--- Records provided ---
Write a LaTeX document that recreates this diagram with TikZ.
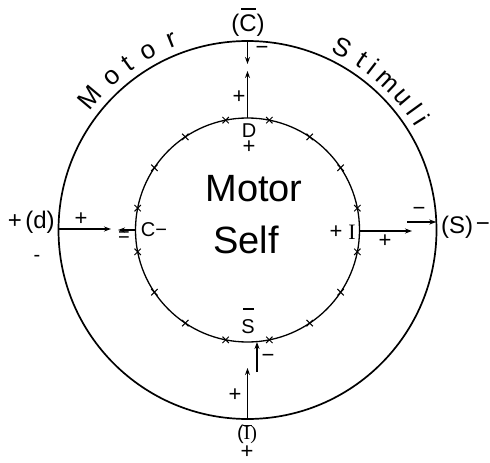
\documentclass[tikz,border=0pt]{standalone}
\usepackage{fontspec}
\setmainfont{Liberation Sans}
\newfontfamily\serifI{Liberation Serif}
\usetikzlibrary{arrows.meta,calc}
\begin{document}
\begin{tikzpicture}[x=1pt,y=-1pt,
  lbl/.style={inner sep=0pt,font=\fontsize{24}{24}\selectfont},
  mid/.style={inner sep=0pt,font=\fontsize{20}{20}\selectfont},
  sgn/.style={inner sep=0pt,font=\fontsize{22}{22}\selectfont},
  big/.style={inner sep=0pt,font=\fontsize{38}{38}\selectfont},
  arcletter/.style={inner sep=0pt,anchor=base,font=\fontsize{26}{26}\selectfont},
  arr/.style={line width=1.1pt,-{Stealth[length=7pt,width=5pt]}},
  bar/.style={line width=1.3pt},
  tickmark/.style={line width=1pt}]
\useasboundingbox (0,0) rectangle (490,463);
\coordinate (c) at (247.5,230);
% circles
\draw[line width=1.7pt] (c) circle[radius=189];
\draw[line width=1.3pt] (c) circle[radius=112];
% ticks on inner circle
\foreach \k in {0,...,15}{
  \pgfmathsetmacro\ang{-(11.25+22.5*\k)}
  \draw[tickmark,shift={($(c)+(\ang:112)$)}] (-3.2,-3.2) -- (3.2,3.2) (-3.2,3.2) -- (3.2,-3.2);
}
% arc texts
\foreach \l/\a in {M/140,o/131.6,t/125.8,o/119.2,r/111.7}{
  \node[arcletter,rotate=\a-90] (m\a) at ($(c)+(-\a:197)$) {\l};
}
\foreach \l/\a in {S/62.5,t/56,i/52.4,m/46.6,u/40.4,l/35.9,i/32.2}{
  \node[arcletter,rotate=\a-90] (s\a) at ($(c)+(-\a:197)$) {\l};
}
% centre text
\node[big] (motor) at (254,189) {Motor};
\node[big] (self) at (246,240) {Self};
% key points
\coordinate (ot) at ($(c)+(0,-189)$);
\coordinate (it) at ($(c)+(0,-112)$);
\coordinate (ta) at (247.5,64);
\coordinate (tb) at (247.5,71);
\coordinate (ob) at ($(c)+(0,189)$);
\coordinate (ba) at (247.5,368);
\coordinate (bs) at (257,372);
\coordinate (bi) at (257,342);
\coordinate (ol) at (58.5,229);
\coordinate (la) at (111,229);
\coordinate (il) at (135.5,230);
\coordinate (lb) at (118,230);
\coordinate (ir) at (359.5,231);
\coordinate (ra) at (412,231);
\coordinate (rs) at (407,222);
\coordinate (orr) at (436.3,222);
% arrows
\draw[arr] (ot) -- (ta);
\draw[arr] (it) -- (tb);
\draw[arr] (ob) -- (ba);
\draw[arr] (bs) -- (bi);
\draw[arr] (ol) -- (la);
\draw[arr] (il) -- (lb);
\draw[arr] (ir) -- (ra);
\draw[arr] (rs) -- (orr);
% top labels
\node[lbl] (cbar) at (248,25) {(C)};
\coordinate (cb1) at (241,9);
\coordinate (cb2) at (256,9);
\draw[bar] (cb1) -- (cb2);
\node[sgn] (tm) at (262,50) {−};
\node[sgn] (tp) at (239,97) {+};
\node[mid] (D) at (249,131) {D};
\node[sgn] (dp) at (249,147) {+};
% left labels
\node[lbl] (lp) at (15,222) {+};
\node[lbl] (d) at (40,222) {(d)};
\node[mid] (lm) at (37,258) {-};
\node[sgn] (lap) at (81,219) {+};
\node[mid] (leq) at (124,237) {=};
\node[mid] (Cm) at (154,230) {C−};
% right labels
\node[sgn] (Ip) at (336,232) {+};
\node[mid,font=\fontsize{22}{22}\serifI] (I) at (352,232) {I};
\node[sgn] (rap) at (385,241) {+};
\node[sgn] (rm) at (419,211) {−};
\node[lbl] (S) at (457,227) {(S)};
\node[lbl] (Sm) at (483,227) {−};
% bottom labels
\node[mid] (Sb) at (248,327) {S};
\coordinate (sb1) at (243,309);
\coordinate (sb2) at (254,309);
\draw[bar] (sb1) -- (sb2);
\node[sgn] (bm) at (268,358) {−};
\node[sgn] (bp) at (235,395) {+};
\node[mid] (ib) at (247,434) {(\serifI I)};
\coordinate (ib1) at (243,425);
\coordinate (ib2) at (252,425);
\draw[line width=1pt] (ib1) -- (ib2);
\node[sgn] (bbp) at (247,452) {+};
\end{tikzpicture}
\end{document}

==

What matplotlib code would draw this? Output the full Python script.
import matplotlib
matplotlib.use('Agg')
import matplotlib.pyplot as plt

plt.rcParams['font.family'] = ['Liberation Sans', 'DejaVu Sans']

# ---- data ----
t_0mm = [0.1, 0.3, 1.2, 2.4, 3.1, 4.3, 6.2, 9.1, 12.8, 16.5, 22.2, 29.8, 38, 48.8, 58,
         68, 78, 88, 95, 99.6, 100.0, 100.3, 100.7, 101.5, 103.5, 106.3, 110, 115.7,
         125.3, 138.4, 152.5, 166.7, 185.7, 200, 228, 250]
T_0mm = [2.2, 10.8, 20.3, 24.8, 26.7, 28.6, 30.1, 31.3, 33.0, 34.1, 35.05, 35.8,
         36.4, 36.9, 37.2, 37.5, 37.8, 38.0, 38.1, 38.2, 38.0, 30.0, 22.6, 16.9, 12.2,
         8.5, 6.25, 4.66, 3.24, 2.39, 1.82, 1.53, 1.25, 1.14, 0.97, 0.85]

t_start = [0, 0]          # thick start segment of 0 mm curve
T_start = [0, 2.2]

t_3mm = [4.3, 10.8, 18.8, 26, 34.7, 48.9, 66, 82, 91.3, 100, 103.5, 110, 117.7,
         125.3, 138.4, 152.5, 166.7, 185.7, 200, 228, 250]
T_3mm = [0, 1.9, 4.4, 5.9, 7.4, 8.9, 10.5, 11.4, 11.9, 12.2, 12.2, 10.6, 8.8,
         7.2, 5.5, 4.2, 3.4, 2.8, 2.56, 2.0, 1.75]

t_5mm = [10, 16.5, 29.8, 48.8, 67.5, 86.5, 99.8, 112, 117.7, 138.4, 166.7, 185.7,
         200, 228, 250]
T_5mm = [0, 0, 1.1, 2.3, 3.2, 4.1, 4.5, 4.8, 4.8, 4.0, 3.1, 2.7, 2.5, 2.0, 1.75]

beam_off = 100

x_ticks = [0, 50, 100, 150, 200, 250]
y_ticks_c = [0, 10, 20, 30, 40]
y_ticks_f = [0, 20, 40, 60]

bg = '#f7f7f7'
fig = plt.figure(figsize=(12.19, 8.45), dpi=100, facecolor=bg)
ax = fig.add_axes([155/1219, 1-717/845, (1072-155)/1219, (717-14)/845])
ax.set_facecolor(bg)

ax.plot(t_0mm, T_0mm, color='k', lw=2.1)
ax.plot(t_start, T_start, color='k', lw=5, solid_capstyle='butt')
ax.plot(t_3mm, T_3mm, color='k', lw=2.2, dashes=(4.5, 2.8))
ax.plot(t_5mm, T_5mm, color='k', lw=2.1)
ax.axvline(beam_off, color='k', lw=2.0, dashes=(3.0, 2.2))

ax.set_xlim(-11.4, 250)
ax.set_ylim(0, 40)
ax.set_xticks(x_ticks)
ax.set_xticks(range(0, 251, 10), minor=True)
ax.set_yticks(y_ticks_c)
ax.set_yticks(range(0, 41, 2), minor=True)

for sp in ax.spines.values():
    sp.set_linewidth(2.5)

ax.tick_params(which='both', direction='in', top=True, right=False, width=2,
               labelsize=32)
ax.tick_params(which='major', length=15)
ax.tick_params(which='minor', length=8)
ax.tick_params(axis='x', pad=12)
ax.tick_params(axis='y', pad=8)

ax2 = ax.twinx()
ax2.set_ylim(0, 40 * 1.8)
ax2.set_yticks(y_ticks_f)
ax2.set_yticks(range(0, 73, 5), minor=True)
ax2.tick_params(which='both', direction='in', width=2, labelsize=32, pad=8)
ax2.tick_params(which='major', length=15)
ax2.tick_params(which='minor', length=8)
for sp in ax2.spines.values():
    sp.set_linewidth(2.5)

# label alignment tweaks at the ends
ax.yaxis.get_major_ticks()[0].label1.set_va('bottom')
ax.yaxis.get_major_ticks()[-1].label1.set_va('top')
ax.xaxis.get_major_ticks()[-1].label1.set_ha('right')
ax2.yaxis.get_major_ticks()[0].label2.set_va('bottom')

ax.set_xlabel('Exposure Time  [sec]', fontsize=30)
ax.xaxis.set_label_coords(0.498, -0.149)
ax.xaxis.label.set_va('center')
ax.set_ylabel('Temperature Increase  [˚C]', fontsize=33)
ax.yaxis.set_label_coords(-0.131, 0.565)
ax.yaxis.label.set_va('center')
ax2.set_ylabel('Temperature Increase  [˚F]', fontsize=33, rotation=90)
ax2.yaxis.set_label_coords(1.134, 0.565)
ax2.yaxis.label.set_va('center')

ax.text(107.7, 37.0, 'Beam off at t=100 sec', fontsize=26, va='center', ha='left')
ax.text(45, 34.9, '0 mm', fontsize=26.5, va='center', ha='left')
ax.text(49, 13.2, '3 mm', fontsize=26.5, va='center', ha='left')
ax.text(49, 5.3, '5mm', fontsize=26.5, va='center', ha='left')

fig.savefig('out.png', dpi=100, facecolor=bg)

--

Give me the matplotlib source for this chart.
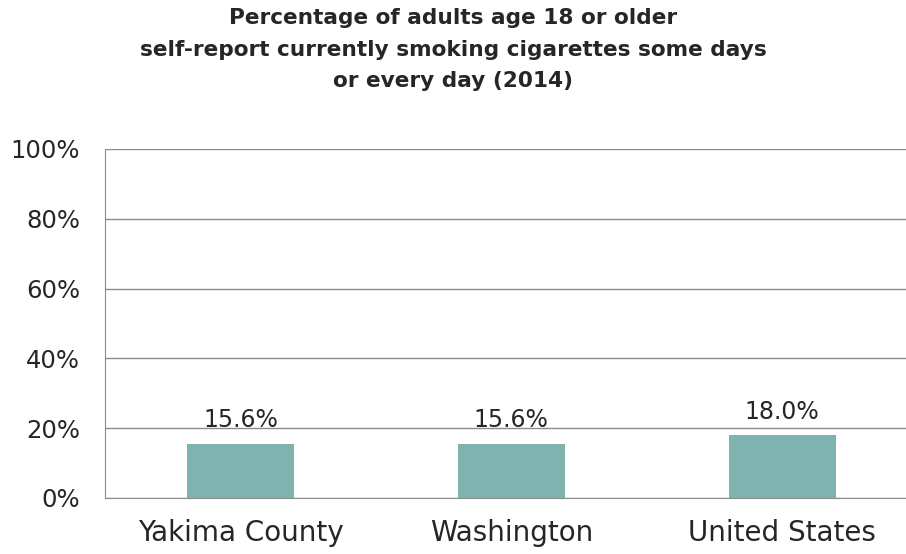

--- What the exercise asks ---
Quote only the lines running from the line that holds "What matplotlib code" to the line that holds "ax.tick_params(axis='y', pad=8)", both ends included.

--- Solution to this problem ---
What matplotlib code would draw this? Output the full Python script.
import matplotlib
matplotlib.use('Agg')
import matplotlib.pyplot as plt

plt.rcParams['font.family'] = ['Liberation Sans', 'DejaVu Sans']

# ---- data ----
t_0mm = [0.1, 0.3, 1.2, 2.4, 3.1, 4.3, 6.2, 9.1, 12.8, 16.5, 22.2, 29.8, 38, 48.8, 58,
         68, 78, 88, 95, 99.6, 100.0, 100.3, 100.7, 101.5, 103.5, 106.3, 110, 115.7,
         125.3, 138.4, 152.5, 166.7, 185.7, 200, 228, 250]
T_0mm = [2.2, 10.8, 20.3, 24.8, 26.7, 28.6, 30.1, 31.3, 33.0, 34.1, 35.05, 35.8,
         36.4, 36.9, 37.2, 37.5, 37.8, 38.0, 38.1, 38.2, 38.0, 30.0, 22.6, 16.9, 12.2,
         8.5, 6.25, 4.66, 3.24, 2.39, 1.82, 1.53, 1.25, 1.14, 0.97, 0.85]

t_start = [0, 0]          # thick start segment of 0 mm curve
T_start = [0, 2.2]

t_3mm = [4.3, 10.8, 18.8, 26, 34.7, 48.9, 66, 82, 91.3, 100, 103.5, 110, 117.7,
         125.3, 138.4, 152.5, 166.7, 185.7, 200, 228, 250]
T_3mm = [0, 1.9, 4.4, 5.9, 7.4, 8.9, 10.5, 11.4, 11.9, 12.2, 12.2, 10.6, 8.8,
         7.2, 5.5, 4.2, 3.4, 2.8, 2.56, 2.0, 1.75]

t_5mm = [10, 16.5, 29.8, 48.8, 67.5, 86.5, 99.8, 112, 117.7, 138.4, 166.7, 185.7,
         200, 228, 250]
T_5mm = [0, 0, 1.1, 2.3, 3.2, 4.1, 4.5, 4.8, 4.8, 4.0, 3.1, 2.7, 2.5, 2.0, 1.75]

beam_off = 100

x_ticks = [0, 50, 100, 150, 200, 250]
y_ticks_c = [0, 10, 20, 30, 40]
y_ticks_f = [0, 20, 40, 60]

bg = '#f7f7f7'
fig = plt.figure(figsize=(12.19, 8.45), dpi=100, facecolor=bg)
ax = fig.add_axes([155/1219, 1-717/845, (1072-155)/1219, (717-14)/845])
ax.set_facecolor(bg)

ax.plot(t_0mm, T_0mm, color='k', lw=2.1)
ax.plot(t_start, T_start, color='k', lw=5, solid_capstyle='butt')
ax.plot(t_3mm, T_3mm, color='k', lw=2.2, dashes=(4.5, 2.8))
ax.plot(t_5mm, T_5mm, color='k', lw=2.1)
ax.axvline(beam_off, color='k', lw=2.0, dashes=(3.0, 2.2))

ax.set_xlim(-11.4, 250)
ax.set_ylim(0, 40)
ax.set_xticks(x_ticks)
ax.set_xticks(range(0, 251, 10), minor=True)
ax.set_yticks(y_ticks_c)
ax.set_yticks(range(0, 41, 2), minor=True)

for sp in ax.spines.values():
    sp.set_linewidth(2.5)

ax.tick_params(which='both', direction='in', top=True, right=False, width=2,
               labelsize=32)
ax.tick_params(which='major', length=15)
ax.tick_params(which='minor', length=8)
ax.tick_params(axis='x', pad=12)
ax.tick_params(axis='y', pad=8)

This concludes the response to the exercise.